• _Provided data_:
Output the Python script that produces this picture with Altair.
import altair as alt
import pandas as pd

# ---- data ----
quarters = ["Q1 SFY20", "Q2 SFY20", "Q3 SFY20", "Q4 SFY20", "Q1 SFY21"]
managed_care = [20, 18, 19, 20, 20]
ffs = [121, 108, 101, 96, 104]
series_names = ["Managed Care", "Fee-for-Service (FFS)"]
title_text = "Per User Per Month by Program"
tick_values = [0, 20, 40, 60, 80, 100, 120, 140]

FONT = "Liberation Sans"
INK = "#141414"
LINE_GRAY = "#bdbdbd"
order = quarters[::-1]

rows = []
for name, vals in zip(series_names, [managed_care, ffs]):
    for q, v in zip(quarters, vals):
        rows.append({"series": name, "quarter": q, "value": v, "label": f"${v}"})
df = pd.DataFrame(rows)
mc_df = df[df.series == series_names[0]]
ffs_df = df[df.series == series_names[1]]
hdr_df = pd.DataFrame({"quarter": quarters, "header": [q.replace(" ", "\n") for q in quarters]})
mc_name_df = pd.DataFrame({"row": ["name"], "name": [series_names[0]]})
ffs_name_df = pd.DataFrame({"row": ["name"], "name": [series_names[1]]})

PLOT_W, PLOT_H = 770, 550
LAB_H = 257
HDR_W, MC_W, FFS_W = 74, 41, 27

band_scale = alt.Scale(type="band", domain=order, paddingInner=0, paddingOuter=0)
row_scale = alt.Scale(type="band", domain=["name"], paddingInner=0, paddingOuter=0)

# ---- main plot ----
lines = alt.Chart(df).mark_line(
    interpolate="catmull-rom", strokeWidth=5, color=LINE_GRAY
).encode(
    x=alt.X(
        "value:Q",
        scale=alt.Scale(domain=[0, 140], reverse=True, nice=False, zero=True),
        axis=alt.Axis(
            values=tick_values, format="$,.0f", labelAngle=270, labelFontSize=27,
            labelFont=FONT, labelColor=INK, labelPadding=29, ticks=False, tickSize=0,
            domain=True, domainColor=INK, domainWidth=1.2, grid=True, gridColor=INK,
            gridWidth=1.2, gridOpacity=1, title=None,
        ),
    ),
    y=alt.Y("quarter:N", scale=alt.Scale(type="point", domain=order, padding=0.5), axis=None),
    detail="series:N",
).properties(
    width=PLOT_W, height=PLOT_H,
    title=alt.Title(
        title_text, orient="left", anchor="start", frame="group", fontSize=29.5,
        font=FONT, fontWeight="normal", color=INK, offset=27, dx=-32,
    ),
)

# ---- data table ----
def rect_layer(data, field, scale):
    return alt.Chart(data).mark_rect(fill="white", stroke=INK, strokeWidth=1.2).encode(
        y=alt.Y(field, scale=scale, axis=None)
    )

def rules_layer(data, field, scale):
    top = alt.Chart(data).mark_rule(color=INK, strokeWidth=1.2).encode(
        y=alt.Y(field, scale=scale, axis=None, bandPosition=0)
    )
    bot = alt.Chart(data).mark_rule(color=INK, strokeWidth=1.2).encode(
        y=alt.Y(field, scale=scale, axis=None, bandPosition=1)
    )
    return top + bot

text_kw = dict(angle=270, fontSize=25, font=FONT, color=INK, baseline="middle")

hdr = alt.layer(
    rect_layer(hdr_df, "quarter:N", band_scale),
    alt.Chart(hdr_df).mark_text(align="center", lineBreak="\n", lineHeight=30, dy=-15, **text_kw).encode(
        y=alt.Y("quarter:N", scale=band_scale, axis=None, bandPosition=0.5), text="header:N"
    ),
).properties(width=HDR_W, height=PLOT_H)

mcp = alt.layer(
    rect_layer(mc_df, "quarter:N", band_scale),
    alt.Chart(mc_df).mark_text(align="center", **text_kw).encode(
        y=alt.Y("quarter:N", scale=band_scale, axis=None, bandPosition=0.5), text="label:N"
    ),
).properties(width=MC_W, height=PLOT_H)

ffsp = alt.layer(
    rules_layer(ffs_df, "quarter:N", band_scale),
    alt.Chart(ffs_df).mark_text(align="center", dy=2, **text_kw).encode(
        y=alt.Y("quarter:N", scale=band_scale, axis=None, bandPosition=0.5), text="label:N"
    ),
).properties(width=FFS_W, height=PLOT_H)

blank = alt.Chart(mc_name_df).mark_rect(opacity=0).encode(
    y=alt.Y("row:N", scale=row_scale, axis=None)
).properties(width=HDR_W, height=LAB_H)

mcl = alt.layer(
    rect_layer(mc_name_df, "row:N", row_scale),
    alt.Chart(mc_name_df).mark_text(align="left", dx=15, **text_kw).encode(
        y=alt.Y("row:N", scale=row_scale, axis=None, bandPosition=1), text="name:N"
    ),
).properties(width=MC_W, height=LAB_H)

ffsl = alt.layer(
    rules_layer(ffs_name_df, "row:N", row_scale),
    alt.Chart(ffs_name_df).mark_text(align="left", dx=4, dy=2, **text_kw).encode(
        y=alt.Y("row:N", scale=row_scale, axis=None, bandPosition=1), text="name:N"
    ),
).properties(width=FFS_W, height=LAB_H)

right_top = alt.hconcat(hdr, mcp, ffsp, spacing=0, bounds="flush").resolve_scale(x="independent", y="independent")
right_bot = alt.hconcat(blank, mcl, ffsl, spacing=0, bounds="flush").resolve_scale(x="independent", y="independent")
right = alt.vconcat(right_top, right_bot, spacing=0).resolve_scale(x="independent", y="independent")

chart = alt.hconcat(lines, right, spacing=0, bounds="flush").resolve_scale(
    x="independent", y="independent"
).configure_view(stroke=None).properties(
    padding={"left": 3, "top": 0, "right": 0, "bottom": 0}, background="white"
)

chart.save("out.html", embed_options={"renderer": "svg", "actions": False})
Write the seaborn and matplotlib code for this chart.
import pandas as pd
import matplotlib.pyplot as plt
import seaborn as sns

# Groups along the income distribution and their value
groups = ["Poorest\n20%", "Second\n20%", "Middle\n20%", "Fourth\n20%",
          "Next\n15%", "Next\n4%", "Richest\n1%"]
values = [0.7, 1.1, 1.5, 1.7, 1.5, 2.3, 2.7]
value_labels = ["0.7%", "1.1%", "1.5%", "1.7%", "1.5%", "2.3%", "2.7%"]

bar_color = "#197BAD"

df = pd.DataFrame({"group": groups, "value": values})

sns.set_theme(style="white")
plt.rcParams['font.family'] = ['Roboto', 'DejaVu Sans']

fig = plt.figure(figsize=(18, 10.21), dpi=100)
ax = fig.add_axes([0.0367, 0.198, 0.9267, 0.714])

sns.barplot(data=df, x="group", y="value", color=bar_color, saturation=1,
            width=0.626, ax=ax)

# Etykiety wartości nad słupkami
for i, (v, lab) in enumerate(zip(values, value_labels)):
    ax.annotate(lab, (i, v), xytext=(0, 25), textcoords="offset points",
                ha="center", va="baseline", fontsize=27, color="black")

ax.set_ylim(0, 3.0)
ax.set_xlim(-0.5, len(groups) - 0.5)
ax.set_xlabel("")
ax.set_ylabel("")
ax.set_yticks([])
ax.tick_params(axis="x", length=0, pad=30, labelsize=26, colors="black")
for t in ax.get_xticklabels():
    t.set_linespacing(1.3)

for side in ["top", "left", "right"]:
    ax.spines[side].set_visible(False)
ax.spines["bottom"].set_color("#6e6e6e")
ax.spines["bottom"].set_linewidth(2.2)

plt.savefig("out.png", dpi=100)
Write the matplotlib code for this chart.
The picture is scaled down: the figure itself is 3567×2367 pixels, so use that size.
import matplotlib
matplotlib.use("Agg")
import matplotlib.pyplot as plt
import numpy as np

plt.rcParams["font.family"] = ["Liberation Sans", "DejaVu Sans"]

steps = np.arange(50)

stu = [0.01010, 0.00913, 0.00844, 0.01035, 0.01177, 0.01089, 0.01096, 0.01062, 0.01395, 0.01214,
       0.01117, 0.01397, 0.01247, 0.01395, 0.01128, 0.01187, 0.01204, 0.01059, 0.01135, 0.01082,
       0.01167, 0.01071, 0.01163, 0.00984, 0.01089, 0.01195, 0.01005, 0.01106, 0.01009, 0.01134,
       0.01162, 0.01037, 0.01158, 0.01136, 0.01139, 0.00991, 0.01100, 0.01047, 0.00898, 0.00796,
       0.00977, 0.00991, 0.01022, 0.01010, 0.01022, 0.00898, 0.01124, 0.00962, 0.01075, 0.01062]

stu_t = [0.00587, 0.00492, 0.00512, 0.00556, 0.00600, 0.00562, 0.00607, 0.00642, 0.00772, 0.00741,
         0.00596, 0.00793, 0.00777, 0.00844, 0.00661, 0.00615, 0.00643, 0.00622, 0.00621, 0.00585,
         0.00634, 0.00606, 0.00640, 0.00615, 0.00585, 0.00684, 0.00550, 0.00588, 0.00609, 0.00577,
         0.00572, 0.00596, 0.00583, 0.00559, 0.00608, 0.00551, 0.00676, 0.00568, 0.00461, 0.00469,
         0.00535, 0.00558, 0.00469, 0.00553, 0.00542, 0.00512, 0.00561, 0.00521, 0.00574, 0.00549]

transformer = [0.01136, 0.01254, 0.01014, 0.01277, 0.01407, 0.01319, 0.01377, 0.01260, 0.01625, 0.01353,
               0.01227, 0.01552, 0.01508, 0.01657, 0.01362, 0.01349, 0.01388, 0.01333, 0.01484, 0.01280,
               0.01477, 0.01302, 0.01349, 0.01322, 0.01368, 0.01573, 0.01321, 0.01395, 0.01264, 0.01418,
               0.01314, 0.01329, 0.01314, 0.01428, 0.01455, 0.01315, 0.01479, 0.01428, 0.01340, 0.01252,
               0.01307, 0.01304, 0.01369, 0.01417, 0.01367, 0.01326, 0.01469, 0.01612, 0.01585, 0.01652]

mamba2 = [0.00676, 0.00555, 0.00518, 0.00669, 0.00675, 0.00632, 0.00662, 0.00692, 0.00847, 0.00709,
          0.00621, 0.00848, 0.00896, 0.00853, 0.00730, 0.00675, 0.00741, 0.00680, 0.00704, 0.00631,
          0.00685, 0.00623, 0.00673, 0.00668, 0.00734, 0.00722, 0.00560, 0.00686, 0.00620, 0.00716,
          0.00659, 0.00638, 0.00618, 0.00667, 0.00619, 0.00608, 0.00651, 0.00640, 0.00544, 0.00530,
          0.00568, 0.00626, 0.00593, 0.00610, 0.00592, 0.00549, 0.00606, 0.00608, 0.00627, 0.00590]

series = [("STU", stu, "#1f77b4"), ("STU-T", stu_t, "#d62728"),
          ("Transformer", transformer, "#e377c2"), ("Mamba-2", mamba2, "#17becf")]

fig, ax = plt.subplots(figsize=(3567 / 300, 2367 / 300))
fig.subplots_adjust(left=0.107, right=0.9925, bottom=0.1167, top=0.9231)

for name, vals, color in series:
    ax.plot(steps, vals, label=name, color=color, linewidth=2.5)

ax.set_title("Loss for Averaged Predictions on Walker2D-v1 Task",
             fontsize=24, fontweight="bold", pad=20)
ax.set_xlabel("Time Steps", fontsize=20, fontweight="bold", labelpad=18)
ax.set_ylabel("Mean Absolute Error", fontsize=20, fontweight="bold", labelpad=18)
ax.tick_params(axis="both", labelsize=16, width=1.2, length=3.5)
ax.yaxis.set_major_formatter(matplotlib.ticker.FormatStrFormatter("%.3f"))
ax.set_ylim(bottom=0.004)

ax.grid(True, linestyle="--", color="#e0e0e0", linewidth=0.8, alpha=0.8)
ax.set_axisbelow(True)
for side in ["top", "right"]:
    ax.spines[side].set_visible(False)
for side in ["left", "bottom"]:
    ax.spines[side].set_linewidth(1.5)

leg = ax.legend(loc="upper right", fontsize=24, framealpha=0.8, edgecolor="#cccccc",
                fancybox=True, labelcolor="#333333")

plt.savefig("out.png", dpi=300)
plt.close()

• _Directive_:
Begin with the line containing "Write the seaborn", end with the line containing "width=0.626, ax=ax)", and repeat every line in that stretch exactly.

• _The completed task_:
Write the seaborn and matplotlib code for this chart.
import pandas as pd
import matplotlib.pyplot as plt
import seaborn as sns

# Groups along the income distribution and their value
groups = ["Poorest\n20%", "Second\n20%", "Middle\n20%", "Fourth\n20%",
          "Next\n15%", "Next\n4%", "Richest\n1%"]
values = [0.7, 1.1, 1.5, 1.7, 1.5, 2.3, 2.7]
value_labels = ["0.7%", "1.1%", "1.5%", "1.7%", "1.5%", "2.3%", "2.7%"]

bar_color = "#197BAD"

df = pd.DataFrame({"group": groups, "value": values})

sns.set_theme(style="white")
plt.rcParams['font.family'] = ['Roboto', 'DejaVu Sans']

fig = plt.figure(figsize=(18, 10.21), dpi=100)
ax = fig.add_axes([0.0367, 0.198, 0.9267, 0.714])

sns.barplot(data=df, x="group", y="value", color=bar_color, saturation=1,
            width=0.626, ax=ax)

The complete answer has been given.